Critically, the confinement times achieved by ALPHA imply that the antihydrogen atoms have had time to decay into their lowest-energy, or ground, state. "This method of antihydrogen formation creates them in highly excited states," Surko says. "They're fragile, and for really high-precision measurements of antihydrogen you need them in the ground state."

Hangst says that the jump from trapping times measured in milliseconds to those measured in hundreds of seconds did not stem from any one major advance. But getting antihydrogen atoms to stick in the trap much more often was a big help in improving on last year's confinement experiment. It now takes fewer experimental runs to demonstrate that an antihydrogen atom has been trapped. "What was tricky here was not keeping them but trapping enough of them to do the experiment," he says. "The big technological step here is we're much better now at trapping them at all."
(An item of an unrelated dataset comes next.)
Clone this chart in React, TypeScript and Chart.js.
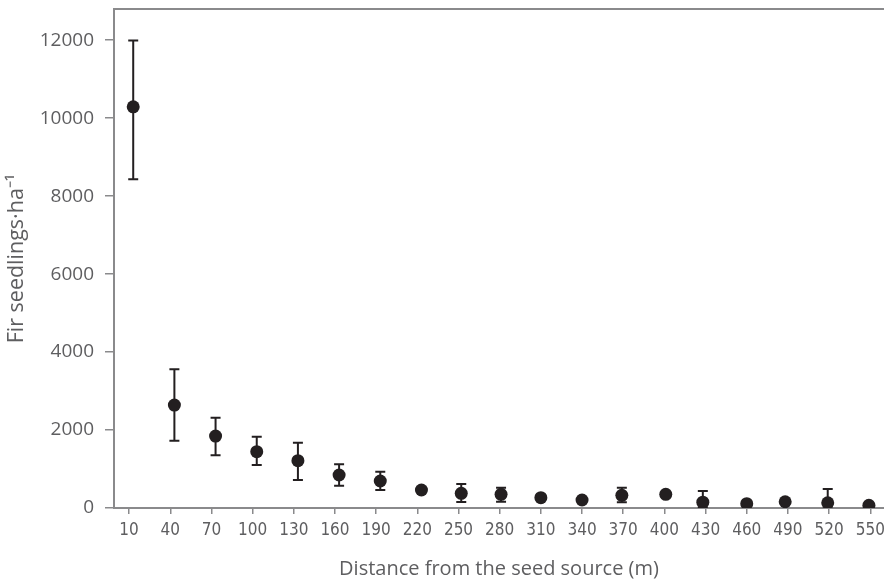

Still the efficiency of trapping is somewhat low—for each antiatom confined by the trap, thousands more from the same batch escape. And in 16 trapping experiments of 1,000 seconds each, only seven antihydrogen atoms were detected in total. (The researchers demonstrate the confinement of antihydrogen by quickly shutting down the superconducting magnets, turning the anti-atoms loose, and watching for matter–antimatter annihilations on the walls of the trap.)

A competing antimatter experiment at CERN, known as ATRAP, has been working toward producing larger numbers of antihydrogen atoms with lower kinetic energies, which would facilitate their trapping. But so far that effort has yet to bear fruit. "We think that it would be good to have more atoms than [the ALPHA rate of] fewer than one atom per trial," says Harvard University physicist Gerald Gabrielse, spokesperson for the ATRAP collaboration. "We would hope not to be publishing a paper that says we see 0.6 atom per trial, but 100 atoms per trial."

The ATRAP group, Gabrielse says, made the choice to increase the number of atoms in the trap rather than increasing the sensitivity of the instruments to detect small numbers of anti-atoms, as ALPHA has done. "Maybe we made the wrong one," he says of that decision. "Certainly we made the one that got less publicity." Nevertheless, Gabrielse says he is encouraged by his competitors' success. "I'm glad that they have demonstrated that you can trap antihydrogen atoms," he says. "I think it shows that if we have more atoms, we'll have time to do some things with them."